There are more than 40 difference species in the Bromeliad plant genus. They are excellent for gardens and as potted plants alike. Some species are referred to as “pineapple plants” because of the way the leaves spike up like the head of a pineapple. This plant is not only special because of its beauty but also because the leaves start from soil level. The fact that they are easy to care for also makes then excellent gifts for all occasions and all recipients. Just remember these basic care tips when choosing this plant.
The light requirements of your Bromelia will depend on the type of plant you choose. Varieties with broader leaves will turn brown if exposed to excess sunlight. For those in the northern hemisphere, it’s best to place this plant in a south-facing window. Of course, in the south, the opposite is true.
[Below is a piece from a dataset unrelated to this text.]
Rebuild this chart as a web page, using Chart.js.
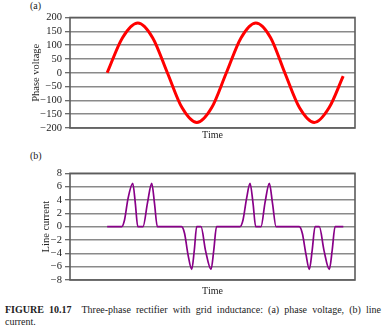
<!DOCTYPE html>
<html>
<head>
<meta charset="utf-8">
<script src="https://cdn.jsdelivr.net/npm/chart.js@4/dist/chart.umd.min.js"></script>
<style>
    body { margin: 0; background: #fff; }
    #page { position: relative; width: 385px; height: 328px; font-family: 'Liberation Serif', 'DejaVu Serif', serif; color: #222; }
    .panel-tag { position: absolute; left: 30px; font-size: 10px; line-height: 12px; }
    .plot { position: absolute; left: 0; }
    #caption { position: absolute; left: 5px; top: 304px; width: 376px; font-size: 10px; line-height: 12px; }
    #caption .first { text-align: justify; text-align-last: justify; }
    #caption b { font-weight: bold; margin-right: 5px; }
</style>
</head>
<body>
<div id="page">
    <div class="panel-tag" style="top:0px">(a)</div>
    <canvas class="plot" id="voltageChart" width="385" height="141" style="top:0px"></canvas>
    <div class="panel-tag" style="top:150px">(b)</div>
    <canvas class="plot" id="currentChart" width="385" height="150" style="top:150px"></canvas>
    <div id="caption">
        <div class="first"><b>FIGURE 10.17</b> Three-phase rectifier with grid inductance: (a) phase voltage, (b) line</div>
        <div>current.</div>
    </div>
</div>

<script>
/* phase voltage, time in ms */
const voltageTime = [6.3, 8.9, 11.5, 14.0, 16.5, 19.0, 21.5, 24.0, 26.5, 29.0, 31.5, 34.0, 36.4, 38.9, 41.4, 43.9, 46.3];
const voltageValues = [0, 127, 180, 127, 0, -127, -180, -127, 0, 127, 180, 127, 0, -127, -180, -127, -12];

/* line current pulses, time in ms */
const currentTime = [
    6.3, 8.76, 9.24, 9.83, 10.63, 11.07, 11.49, 12.37, 13.14, 13.85, 14.32, 14.80,
    18.90, 19.41, 20.00, 20.63, 21.07, 21.47, 22.20, 22.97, 23.90, 24.37, 24.83,
    28.81, 29.32, 29.92, 30.51, 31.02, 31.47, 32.37, 33.05, 33.78, 34.32, 34.92,
    38.86, 39.37, 40.00, 40.56, 41.05, 41.53, 42.25, 43.05, 43.95, 44.44, 44.92, 46.32
];
const currentValues = [
    0, 0, 1.0, 4.2, 6.5, 3.5, 0, 0, 3.6, 6.5, 3.5, 0,
    0, -1.0, -4.2, -6.4, -3.5, 0, 0, -3.6, -6.4, -3.5, 0,
    0, 1.0, 4.2, 6.5, 3.5, 0, 0, 3.6, 6.5, 3.5, 0,
    0, -1.0, -4.2, -6.4, -3.5, 0, 0, -3.6, -6.4, -3.5, 0, 0
];

const voltageTicks = { min: -200, max: 200, step: 50 };
const currentTicks = { min: -8, max: 8, step: 2 };

const SERIF = "'Liberation Serif', 'DejaVu Serif', serif";
const GRID = '#8a8a8a';
const FRAME = '#5c5c5c';

// box round the plot area
const framePlugin = {
    id: 'frame',
    beforeDatasetsDraw(chart) {
        const { ctx, chartArea: a } = chart;
        ctx.save();
        ctx.strokeStyle = FRAME;
        ctx.lineWidth = 1.6;
        ctx.strokeRect(a.left, a.top, a.right - a.left, a.bottom - a.top);
        ctx.restore();
    }
};

const minus = v => (v < 0 ? '\u2212' + Math.abs(v) : '' + v);

function makeChart(id, times, values, color, width, yTitle, range, axisWidth, xHeight, padding) {
    const ctx = document.getElementById(id).getContext('2d');
    return new Chart(ctx, {
        type: 'line',
        data: {
            datasets: [{
                data: times.map((t, i) => ({ x: t, y: values[i] })),
                borderColor: color,
                borderWidth: width,
                pointRadius: 0,
                cubicInterpolationMode: 'monotone',
                fill: false
            }]
        },
        options: {
            responsive: false,
            animation: false,
            layout: { padding: padding },
            plugins: { legend: { display: false }, tooltip: { enabled: false } },
            scales: {
                x: {
                    type: 'linear',
                    min: 0,
                    max: 48.3,
                    grid: { display: false },
                    border: { display: false },
                    ticks: { display: false },
                    title: { display: true, text: 'Time', color: '#222', padding: 0, font: { family: SERIF, size: 10 } },
                    afterFit: s => { s.height = xHeight; }
                },
                y: {
                    min: range.min,
                    max: range.max,
                    grid: { color: GRID, lineWidth: 1.4, tickLength: 5, tickColor: FRAME, tickWidth: 1.2 },
                    border: { display: false },
                    ticks: {
                        stepSize: range.step,
                        autoSkip: false,
                        padding: 3,
                        color: '#222',
                        font: { family: SERIF, size: 10.5 },
                        callback: v => minus(v)
                    },
                    title: { display: true, text: yTitle, color: '#222', padding: 0, font: { family: SERIF, size: 10.5 } },
                    afterFit: s => { s.width = axisWidth; }
                }
            }
        },
        plugins: [framePlugin]
    });
}

makeChart('voltageChart', voltageTime, voltageValues, '#ff0000', 3, 'Phase voltage',
    voltageTicks, 40, 13, { left: 30, right: 30, top: 17.5, bottom: 0 });

makeChart('currentChart', currentTime, currentValues, '#880088', 1.7, 'Line current',
    currentTicks, 30.5, 17, { left: 39.5, right: 30, top: 23.3, bottom: 3 });
</script>
</body>
</html>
Regular watering is important but you don’t want to pour water in the plant’s “tank” area. This is the part of the plant created by the lowest leaves. If this area is full of water, it can cause the plant to rot. You should pour water onto the soil around the plant only.
These plants are quite hardy and they can handle temperatures that range from 13 to 29 degrees Celsius. If they are exposed to low temperatures of up to -7 or high temperatures of up to 37, the plant will not suffer too much provided they are only exposed for a short period of time. The greater the humidity, the higher the temperature the plant can tolerate. This plant also needs sufficient air circulation.
Soil and fertilizer
Loamy soil is ideal since it offers fair drainage. The soil should remain moist but not too wet. If you grow the plant outside in your garden, it will need more fertilizer than the potted varieties. If you want professional advice, simply consult your local nursery expert.
Other important tips
Bromelias are not immune to pests. Ask your local nursery expert for the best solutions to keep bugs at bay. Keep a close eye on your plant so that you can spot any infestations before they cause devastating destruction. The main plant only blooms once but the smaller plants will take about 6 months to reach a third of the size of the main plant. Once they reach this size, they can be carefully removed and repotted.